→ Request
Return the whole listing, line for line, without the pictures in it.

→ Given information
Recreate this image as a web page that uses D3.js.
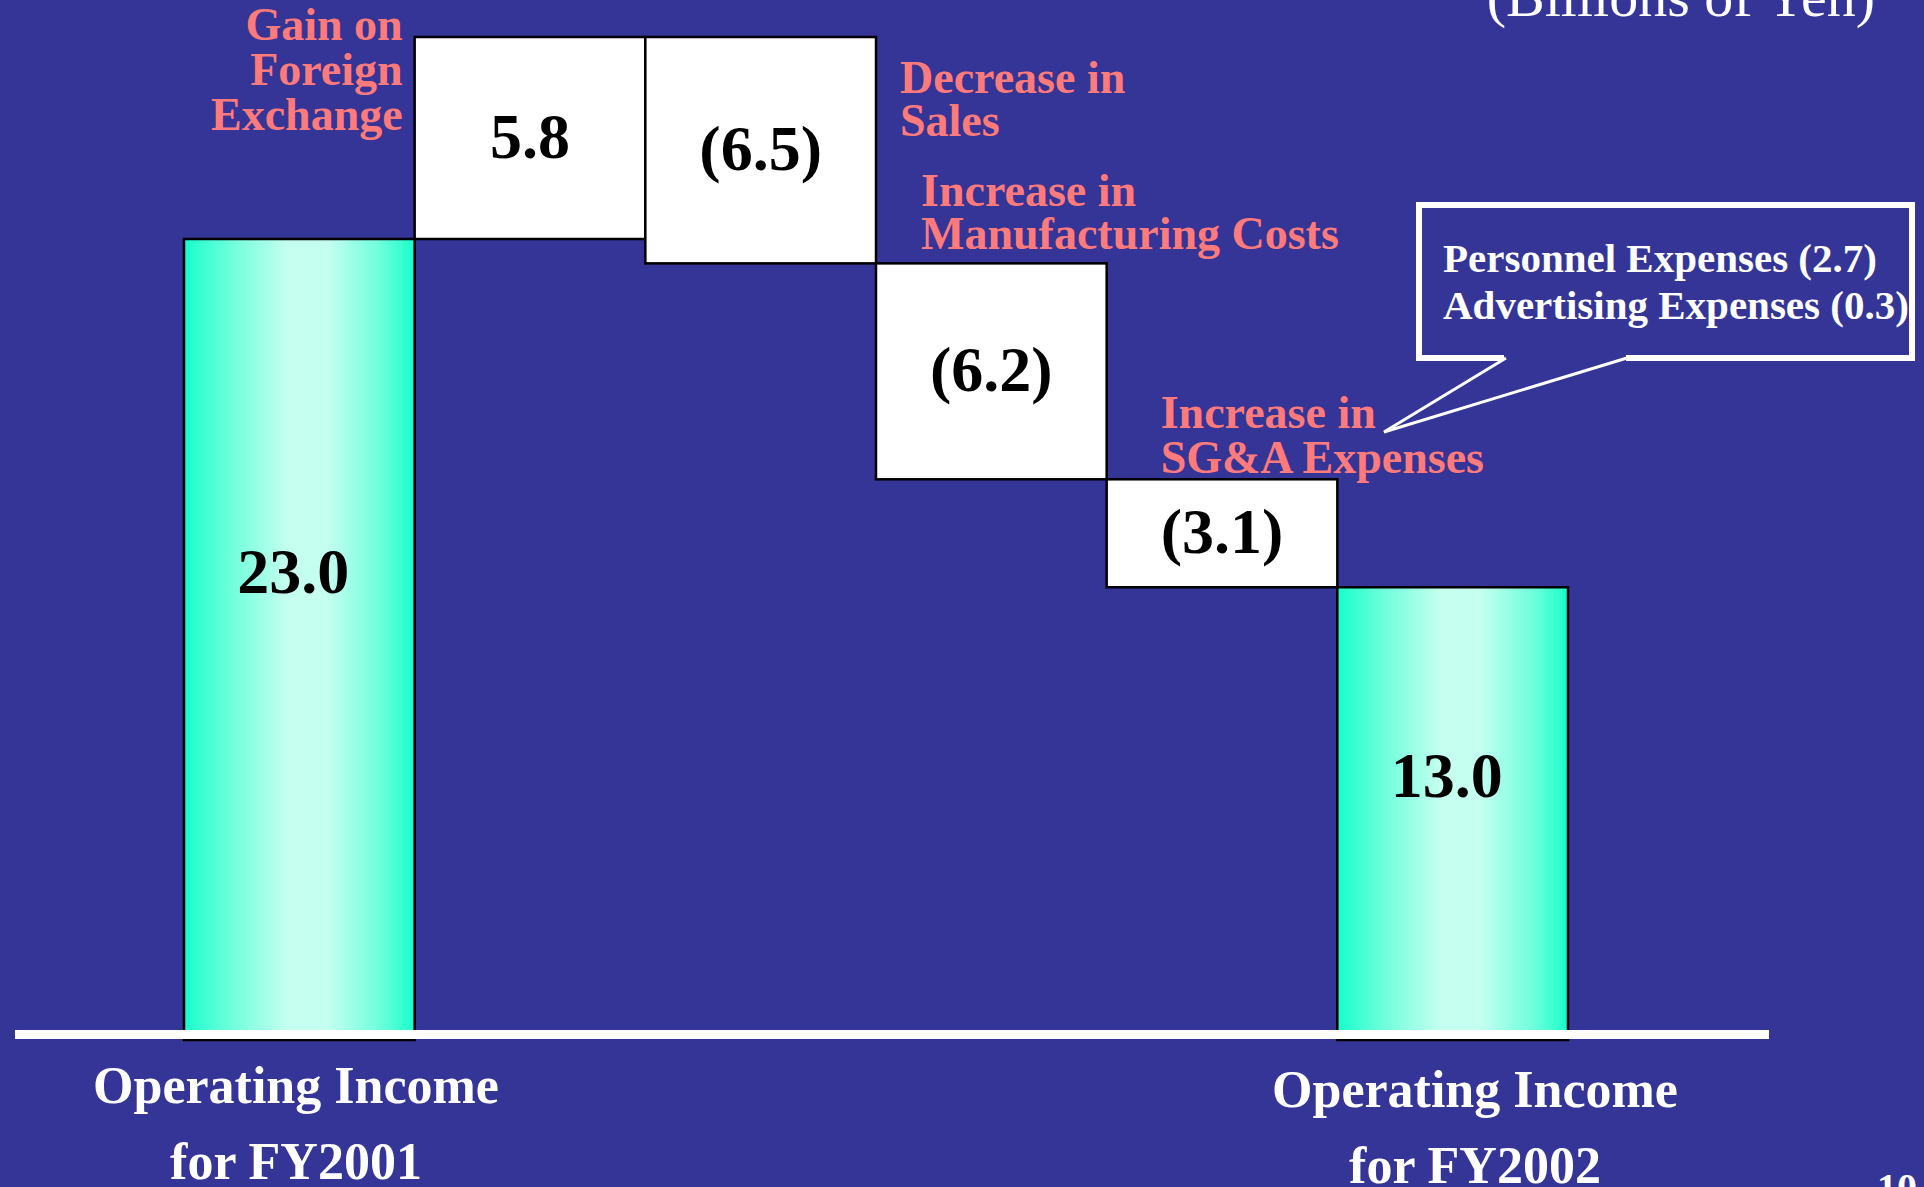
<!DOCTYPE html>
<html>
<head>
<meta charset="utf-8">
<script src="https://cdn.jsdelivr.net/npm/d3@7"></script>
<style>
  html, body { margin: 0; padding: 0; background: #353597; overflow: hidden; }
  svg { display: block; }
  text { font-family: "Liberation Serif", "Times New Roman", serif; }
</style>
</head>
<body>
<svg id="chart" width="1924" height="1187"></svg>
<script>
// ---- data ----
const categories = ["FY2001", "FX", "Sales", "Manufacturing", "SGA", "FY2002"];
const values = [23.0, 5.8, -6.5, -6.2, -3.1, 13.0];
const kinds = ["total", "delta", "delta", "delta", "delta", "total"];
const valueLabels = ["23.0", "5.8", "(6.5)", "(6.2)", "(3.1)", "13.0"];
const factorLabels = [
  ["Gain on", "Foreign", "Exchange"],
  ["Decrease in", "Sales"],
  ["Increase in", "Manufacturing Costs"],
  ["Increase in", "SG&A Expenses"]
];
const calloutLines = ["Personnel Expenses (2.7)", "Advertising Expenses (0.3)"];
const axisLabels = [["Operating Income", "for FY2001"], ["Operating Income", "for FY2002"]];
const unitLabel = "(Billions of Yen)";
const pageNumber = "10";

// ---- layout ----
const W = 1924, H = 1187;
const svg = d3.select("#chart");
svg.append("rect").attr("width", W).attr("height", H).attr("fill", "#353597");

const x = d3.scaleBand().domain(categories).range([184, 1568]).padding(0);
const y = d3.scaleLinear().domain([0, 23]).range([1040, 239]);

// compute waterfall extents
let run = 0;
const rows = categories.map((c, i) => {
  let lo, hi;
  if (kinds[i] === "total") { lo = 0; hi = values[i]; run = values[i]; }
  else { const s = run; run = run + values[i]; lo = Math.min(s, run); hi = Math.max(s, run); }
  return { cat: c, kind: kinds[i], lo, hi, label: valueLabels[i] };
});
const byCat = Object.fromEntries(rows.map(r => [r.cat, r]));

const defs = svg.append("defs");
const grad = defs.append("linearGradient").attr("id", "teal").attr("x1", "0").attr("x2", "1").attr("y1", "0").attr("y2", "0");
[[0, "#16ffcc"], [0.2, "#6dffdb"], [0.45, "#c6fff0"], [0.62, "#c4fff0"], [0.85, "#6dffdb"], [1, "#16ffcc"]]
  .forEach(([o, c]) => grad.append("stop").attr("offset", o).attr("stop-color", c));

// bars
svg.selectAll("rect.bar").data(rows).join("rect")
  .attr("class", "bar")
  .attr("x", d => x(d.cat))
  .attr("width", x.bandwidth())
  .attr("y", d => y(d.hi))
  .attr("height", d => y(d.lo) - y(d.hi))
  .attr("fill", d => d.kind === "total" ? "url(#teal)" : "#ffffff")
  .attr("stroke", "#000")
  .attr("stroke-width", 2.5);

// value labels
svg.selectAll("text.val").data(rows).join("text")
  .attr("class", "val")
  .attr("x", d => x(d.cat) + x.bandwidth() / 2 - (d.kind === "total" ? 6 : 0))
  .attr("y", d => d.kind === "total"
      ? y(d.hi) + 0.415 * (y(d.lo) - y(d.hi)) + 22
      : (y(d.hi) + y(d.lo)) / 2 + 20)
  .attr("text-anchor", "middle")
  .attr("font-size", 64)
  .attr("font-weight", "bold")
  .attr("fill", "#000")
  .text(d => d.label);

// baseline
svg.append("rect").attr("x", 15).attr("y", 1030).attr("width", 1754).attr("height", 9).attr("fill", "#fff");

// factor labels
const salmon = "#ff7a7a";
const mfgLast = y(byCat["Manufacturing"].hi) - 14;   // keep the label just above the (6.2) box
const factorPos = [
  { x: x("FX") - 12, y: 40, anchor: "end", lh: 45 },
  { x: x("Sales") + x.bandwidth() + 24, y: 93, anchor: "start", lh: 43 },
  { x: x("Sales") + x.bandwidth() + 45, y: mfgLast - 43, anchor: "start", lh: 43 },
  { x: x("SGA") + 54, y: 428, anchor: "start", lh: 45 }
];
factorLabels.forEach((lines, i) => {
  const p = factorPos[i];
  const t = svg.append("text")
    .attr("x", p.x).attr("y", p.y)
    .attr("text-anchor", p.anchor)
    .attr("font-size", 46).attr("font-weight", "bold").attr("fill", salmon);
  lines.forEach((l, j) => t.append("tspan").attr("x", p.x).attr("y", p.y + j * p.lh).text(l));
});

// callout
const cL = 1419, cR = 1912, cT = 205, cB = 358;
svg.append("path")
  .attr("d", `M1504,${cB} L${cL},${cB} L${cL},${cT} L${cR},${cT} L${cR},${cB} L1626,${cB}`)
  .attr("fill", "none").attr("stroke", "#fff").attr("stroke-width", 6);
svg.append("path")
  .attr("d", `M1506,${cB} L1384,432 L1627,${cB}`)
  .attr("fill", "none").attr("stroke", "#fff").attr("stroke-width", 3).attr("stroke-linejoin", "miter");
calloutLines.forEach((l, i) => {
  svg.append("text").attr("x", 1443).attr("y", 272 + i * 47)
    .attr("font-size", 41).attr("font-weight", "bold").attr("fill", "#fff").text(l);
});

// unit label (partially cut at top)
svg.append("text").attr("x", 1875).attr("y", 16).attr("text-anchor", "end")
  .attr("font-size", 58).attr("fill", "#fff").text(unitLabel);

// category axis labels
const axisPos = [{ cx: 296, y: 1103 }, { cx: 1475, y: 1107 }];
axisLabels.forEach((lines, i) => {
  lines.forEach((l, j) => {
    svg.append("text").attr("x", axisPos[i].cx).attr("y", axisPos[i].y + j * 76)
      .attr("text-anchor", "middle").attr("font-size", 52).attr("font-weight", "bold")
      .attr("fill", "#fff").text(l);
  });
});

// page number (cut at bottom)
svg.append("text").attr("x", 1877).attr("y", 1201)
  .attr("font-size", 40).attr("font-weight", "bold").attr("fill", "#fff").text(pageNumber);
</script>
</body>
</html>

→ Full response
Recreate this image as a web page that uses D3.js.
<!DOCTYPE html>
<html>
<head>
<meta charset="utf-8">
<script src="https://cdn.jsdelivr.net/npm/d3@7"></script>
<style>
  html, body { margin: 0; padding: 0; background: #353597; overflow: hidden; }
  svg { display: block; }
  text { font-family: "Liberation Serif", "Times New Roman", serif; }
</style>
</head>
<body>
<svg id="chart" width="1924" height="1187"></svg>
<script>
// ---- data ----
const categories = ["FY2001", "FX", "Sales", "Manufacturing", "SGA", "FY2002"];
const values = [23.0, 5.8, -6.5, -6.2, -3.1, 13.0];
const kinds = ["total", "delta", "delta", "delta", "delta", "total"];
const valueLabels = ["23.0", "5.8", "(6.5)", "(6.2)", "(3.1)", "13.0"];
const factorLabels = [
  ["Gain on", "Foreign", "Exchange"],
  ["Decrease in", "Sales"],
  ["Increase in", "Manufacturing Costs"],
  ["Increase in", "SG&A Expenses"]
];
const calloutLines = ["Personnel Expenses (2.7)", "Advertising Expenses (0.3)"];
const axisLabels = [["Operating Income", "for FY2001"], ["Operating Income", "for FY2002"]];
const unitLabel = "(Billions of Yen)";
const pageNumber = "10";

// ---- layout ----
const W = 1924, H = 1187;
const svg = d3.select("#chart");
svg.append("rect").attr("width", W).attr("height", H).attr("fill", "#353597");

const x = d3.scaleBand().domain(categories).range([184, 1568]).padding(0);
const y = d3.scaleLinear().domain([0, 23]).range([1040, 239]);

// compute waterfall extents
let run = 0;
const rows = categories.map((c, i) => {
  let lo, hi;
  if (kinds[i] === "total") { lo = 0; hi = values[i]; run = values[i]; }
  else { const s = run; run = run + values[i]; lo = Math.min(s, run); hi = Math.max(s, run); }
  return { cat: c, kind: kinds[i], lo, hi, label: valueLabels[i] };
});
const byCat = Object.fromEntries(rows.map(r => [r.cat, r]));

const defs = svg.append("defs");
const grad = defs.append("linearGradient").attr("id", "teal").attr("x1", "0").attr("x2", "1").attr("y1", "0").attr("y2", "0");
[[0, "#16ffcc"], [0.2, "#6dffdb"], [0.45, "#c6fff0"], [0.62, "#c4fff0"], [0.85, "#6dffdb"], [1, "#16ffcc"]]
  .forEach(([o, c]) => grad.append("stop").attr("offset", o).attr("stop-color", c));

// bars
svg.selectAll("rect.bar").data(rows).join("rect")
  .attr("class", "bar")
  .attr("x", d => x(d.cat))
  .attr("width", x.bandwidth())
  .attr("y", d => y(d.hi))
  .attr("height", d => y(d.lo) - y(d.hi))
  .attr("fill", d => d.kind === "total" ? "url(#teal)" : "#ffffff")
  .attr("stroke", "#000")
  .attr("stroke-width", 2.5);

// value labels
svg.selectAll("text.val").data(rows).join("text")
  .attr("class", "val")
  .attr("x", d => x(d.cat) + x.bandwidth() / 2 - (d.kind === "total" ? 6 : 0))
  .attr("y", d => d.kind === "total"
      ? y(d.hi) + 0.415 * (y(d.lo) - y(d.hi)) + 22
      : (y(d.hi) + y(d.lo)) / 2 + 20)
  .attr("text-anchor", "middle")
  .attr("font-size", 64)
  .attr("font-weight", "bold")
  .attr("fill", "#000")
  .text(d => d.label);

// baseline
svg.append("rect").attr("x", 15).attr("y", 1030).attr("width", 1754).attr("height", 9).attr("fill", "#fff");

// factor labels
const salmon = "#ff7a7a";
const mfgLast = y(byCat["Manufacturing"].hi) - 14;   // keep the label just above the (6.2) box
const factorPos = [
  { x: x("FX") - 12, y: 40, anchor: "end", lh: 45 },
  { x: x("Sales") + x.bandwidth() + 24, y: 93, anchor: "start", lh: 43 },
  { x: x("Sales") + x.bandwidth() + 45, y: mfgLast - 43, anchor: "start", lh: 43 },
  { x: x("SGA") + 54, y: 428, anchor: "start", lh: 45 }
];
factorLabels.forEach((lines, i) => {
  const p = factorPos[i];
  const t = svg.append("text")
    .attr("x", p.x).attr("y", p.y)
    .attr("text-anchor", p.anchor)
    .attr("font-size", 46).attr("font-weight", "bold").attr("fill", salmon);
  lines.forEach((l, j) => t.append("tspan").attr("x", p.x).attr("y", p.y + j * p.lh).text(l));
});

// callout
const cL = 1419, cR = 1912, cT = 205, cB = 358;
svg.append("path")
  .attr("d", `M1504,${cB} L${cL},${cB} L${cL},${cT} L${cR},${cT} L${cR},${cB} L1626,${cB}`)
  .attr("fill", "none").attr("stroke", "#fff").attr("stroke-width", 6);
svg.append("path")
  .attr("d", `M1506,${cB} L1384,432 L1627,${cB}`)
  .attr("fill", "none").attr("stroke", "#fff").attr("stroke-width", 3).attr("stroke-linejoin", "miter");
calloutLines.forEach((l, i) => {
  svg.append("text").attr("x", 1443).attr("y", 272 + i * 47)
    .attr("font-size", 41).attr("font-weight", "bold").attr("fill", "#fff").text(l);
});

// unit label (partially cut at top)
svg.append("text").attr("x", 1875).attr("y", 16).attr("text-anchor", "end")
  .attr("font-size", 58).attr("fill", "#fff").text(unitLabel);

// category axis labels
const axisPos = [{ cx: 296, y: 1103 }, { cx: 1475, y: 1107 }];
axisLabels.forEach((lines, i) => {
  lines.forEach((l, j) => {
    svg.append("text").attr("x", axisPos[i].cx).attr("y", axisPos[i].y + j * 76)
      .attr("text-anchor", "middle").attr("font-size", 52).attr("font-weight", "bold")
      .attr("fill", "#fff").text(l);
  });
});

// page number (cut at bottom)
svg.append("text").attr("x", 1877).attr("y", 1201)
  .attr("font-size", 40).attr("font-weight", "bold").attr("fill", "#fff").text(pageNumber);
</script>
</body>
</html>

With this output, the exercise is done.